4.    Frequent Yard Sales.

Ah, my favorite way to save big. You have to get up early on Saturdays to do this right (I like to leave home at 7:30 am—some leave earlier to see if they can find any that welcome early birds), but the rewards are often phenomenal. I’m the girl who found a never-used Heavy Duty Kitchen Aid Mixer for $10, a new large pool table with all the pieces for $50, an almost new large Keureg for $15, almost new, clean Vera Bradley’s for $1, new board games with all the pieces for $1, and many, many amazing clothing finds. Unless the item is like 25 cents, don’t easily settle for whatever the price is on it. Offer something less. The more you do this, the more you’ll become a pro at it. It will feel uncomfortable at first to say things like, “Will you take $3 for all of these items?,” when each of the 5 items is $1, or offering $5 when the item says $10. Sometimes they’ll say no and you can work your way up, but almost always, they’ll agree. Also, keep in mind that people will be much more likely to come off the price when it’s later in the morning—10 am and after. By this point, people just want to get rid of stuff. After 10am, I start looking for big boxes of books that people still haven’t sold.
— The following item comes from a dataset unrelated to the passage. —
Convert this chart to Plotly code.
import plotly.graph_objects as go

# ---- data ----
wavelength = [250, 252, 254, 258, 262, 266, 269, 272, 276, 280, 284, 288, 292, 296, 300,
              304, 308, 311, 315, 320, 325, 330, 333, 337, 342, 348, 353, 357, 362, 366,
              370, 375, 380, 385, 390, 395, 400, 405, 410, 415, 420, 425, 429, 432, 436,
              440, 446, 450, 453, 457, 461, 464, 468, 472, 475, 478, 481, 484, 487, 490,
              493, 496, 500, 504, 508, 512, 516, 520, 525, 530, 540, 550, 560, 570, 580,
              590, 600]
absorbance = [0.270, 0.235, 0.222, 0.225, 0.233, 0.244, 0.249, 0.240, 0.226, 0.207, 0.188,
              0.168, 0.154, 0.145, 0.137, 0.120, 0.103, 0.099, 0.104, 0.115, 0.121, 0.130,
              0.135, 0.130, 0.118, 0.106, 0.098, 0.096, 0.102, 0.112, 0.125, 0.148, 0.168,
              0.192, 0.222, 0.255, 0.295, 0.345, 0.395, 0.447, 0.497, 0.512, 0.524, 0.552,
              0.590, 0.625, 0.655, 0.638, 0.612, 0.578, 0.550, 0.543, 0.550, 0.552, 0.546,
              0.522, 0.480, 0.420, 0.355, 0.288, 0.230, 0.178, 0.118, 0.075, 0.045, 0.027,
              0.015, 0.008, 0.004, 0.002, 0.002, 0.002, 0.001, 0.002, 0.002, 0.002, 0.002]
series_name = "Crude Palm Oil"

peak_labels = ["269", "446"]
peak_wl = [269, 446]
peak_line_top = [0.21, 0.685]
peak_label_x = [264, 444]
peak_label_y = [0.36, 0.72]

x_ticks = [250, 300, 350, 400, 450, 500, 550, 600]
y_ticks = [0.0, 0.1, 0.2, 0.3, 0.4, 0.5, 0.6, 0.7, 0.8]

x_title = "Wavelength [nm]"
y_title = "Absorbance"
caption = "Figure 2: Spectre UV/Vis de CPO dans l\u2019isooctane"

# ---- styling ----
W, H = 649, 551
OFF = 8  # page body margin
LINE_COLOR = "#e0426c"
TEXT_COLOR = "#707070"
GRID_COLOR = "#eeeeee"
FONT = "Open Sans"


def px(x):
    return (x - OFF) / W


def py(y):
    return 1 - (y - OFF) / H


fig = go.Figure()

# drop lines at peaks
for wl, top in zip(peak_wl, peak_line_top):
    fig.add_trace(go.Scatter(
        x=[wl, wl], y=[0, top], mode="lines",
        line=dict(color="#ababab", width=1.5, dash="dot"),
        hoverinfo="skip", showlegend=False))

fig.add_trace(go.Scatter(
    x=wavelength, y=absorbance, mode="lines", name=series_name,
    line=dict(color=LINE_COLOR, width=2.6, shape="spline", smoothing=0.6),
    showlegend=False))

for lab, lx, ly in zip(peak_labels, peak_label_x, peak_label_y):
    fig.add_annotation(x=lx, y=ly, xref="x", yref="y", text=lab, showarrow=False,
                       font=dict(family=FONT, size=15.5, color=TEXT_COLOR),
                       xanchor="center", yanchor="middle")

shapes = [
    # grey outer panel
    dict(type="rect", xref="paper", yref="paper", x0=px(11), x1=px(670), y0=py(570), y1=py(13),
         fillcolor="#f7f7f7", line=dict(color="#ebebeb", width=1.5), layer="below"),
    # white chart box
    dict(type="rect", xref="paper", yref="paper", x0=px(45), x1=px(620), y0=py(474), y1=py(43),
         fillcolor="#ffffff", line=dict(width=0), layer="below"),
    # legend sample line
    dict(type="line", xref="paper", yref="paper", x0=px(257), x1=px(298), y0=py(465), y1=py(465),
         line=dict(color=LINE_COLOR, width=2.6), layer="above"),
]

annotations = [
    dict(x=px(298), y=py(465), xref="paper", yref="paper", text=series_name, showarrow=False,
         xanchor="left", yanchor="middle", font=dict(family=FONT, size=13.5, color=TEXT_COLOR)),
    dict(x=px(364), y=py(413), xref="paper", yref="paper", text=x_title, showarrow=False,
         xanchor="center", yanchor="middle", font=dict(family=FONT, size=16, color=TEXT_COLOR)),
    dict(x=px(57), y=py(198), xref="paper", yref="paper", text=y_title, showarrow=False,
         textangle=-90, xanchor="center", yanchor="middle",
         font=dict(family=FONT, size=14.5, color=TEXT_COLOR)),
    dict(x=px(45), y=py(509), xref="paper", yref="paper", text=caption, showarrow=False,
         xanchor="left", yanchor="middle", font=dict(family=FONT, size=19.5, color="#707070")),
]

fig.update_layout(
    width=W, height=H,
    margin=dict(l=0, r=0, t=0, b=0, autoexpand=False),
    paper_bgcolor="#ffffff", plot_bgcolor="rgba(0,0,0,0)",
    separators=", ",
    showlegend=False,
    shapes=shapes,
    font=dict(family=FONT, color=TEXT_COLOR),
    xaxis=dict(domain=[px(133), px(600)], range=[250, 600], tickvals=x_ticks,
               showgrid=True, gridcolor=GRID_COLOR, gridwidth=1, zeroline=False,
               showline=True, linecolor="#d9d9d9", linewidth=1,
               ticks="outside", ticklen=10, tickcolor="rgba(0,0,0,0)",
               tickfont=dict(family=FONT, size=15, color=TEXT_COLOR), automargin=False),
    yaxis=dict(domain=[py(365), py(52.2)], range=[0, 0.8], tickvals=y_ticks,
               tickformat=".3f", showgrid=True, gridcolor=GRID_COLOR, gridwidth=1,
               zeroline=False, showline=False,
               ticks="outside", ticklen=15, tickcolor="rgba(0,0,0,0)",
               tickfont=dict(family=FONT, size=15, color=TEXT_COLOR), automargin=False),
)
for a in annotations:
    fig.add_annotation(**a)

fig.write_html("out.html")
While the books may be priced 25 cents a book, I’ll offer $3 for the whole box at the end of the day, and many times, people will take it. At that point, I take that whole box of books to Half Price Books, a bookstore in Louisville that buys used books, and I’ll sell the whole box for $20. Just like that, I’ve made $17 easy. And as you know, I can get quite a lot of clothes at Goodwill for $17! Even if you don’t have a Half-Price Books, it’s likely that you live near a bookstore that is similar and will buy your books off of you.  The selling books idea brings me to my next point….

5.    Sell your clothes.

If you take good care of your clothes (don’t put your nicest items in the dryer), you’ll be able to sell them easily if you so desire. I often sell clothes to a local consignment shop here in Louisville, but if it’s a highly valuable item, I can usually make more by selling it on Ebay. Every now and then, purge your closet of all the things you don’t wear, and get rid of them either by donating or selling.

6.    Get on the email list of all your favorite stores.
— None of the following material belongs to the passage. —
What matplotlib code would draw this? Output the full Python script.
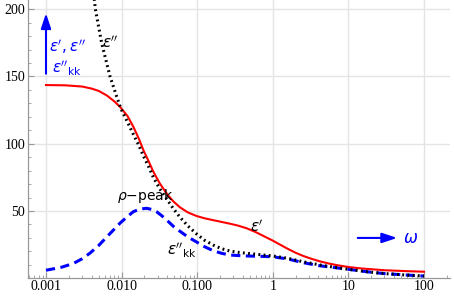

When you do this, you get coupons sent to you and you will always be notified when there is an amazing sale about to hit your favorite store, so that, if you’re like me, you can sometimes justify shopping in a “real” store. (I’m not as crazy as I sound, I promise!).  P.S. We do this with all our favorite restaurants, too, and only go to them when we receive a coupon—which is often!

7.    Download “RetailMeNot” or something similar as an app on your phone so that whenever you go into a store, you can look up coupons easily.

Most stores will accept the coupon just by showing them your phone—no printing or clipping necessary.

8.    Use Ebay.

If there is a particular brand or item that you just really want, use Ebay to get it for half the price you’d spend in the store. I just bought my first pair of Chaco’s on Ebay for half of their retail price. I wanted that particular brand of sandals because I’ve heard rave reviews about how good they are for walking, and I thought that’d be a good idea for my Africa trip in a week. If I decide I don’t like them, I can easily sell them on Ebay for possibly even more than I spent for them. Jennifer advised, “Don’t buy from anyone who doesn’t have a 100% rating” and I tend to agree with her. Play it safe and you’ll save big.

I could keep going and make this list an even 10, but because it’s already so long (and because my to-do list for today is kind of ridiculously long), I’m going to put a peg there and ask you ladies the question:

What do you do to save money on clothes? How have you saved your family money?

I look forward to your responses!

 

 

 



6 thoughts on “How I Save a Ton of Money on Clothes (Not So Much Car Insurance)

  1. I love this. Where I live every 3 months Kohl’s sends 10 off anything coupons. People just throw them away, well I am a Digger-for deals and bible study 😉 so of course I fish out of the trash like 10. I went everyday for 10 days and used them at the clearance section. We purchased 300 dollars worth of clothes for 30 dollars!
    Thrift stores are our best friend. I love shopping there. I have purchased everything from homeschool curriculum-home furnishings at a fraction of the price! God is so good and will give you opportunities to save for your family. The key is to not be ashamed to look for deals and buy gently used stuff.

  2. I also love thrift store. My sister and I buy things for each if we are out shopping alone. I buy so many neat clothes for my granddaughters, things they could have never afforded new. My best purchase so far is a Raphaella black pants suit, looked absolutely brand new for $10. My motto is “that money fits in my wallet just as well as it does in the big dept stores’ “.

  3. My husband is retired, so I absolutely have to be thrifty. I can stretch a dollar bill until George Washington begs for mercy! My daughter (who has Autism) and I have our favorite local consignment store we visit regularly, along with Goodwill. I purchase groceries once a month which also saves money. I do not shop as often so I am not tempted to purchase items I do not need. Also, make a list of needed items and do not take your husband or kids when you shop!

  4. In STL we had and now here in CLT we have a Goodwill Outlet. You pay by the pound. Usually 49-89 cents depending on department (books, clothes, housewares, misc) but none of it is organised. It’s all in huge bins and you have to dig through to find things. They are cycling out new bins all the time. When you do have the time for it, it’s great fun. I’ve gotten lots of great things there treasure hunt style.

  5. I often shop at op shops (“thrift stores”) & have sometimes bought clothes with brand new department store tags still on them, eg. A top with $30 tags for about $4.

    There are a number of ladies in our congregation who keep an eye out for each other’s style & size while second-hand shopping. A few of my favourite items were bought in thrift stores by other people 🙂

  6. My husband and I love outlet stores, especially for those quality classic pieces you do want to spend a little more money on. During a break at PTP I got a nice black pencil skirt at Banana Republic for $15, originally priced for $59.99. Also, I can usually find a better deal online than in the store, so I try on the piece in store to know my size, and wait for it to go on sale online, and for a free shipping deal. A good way to get quality pieces cheaper.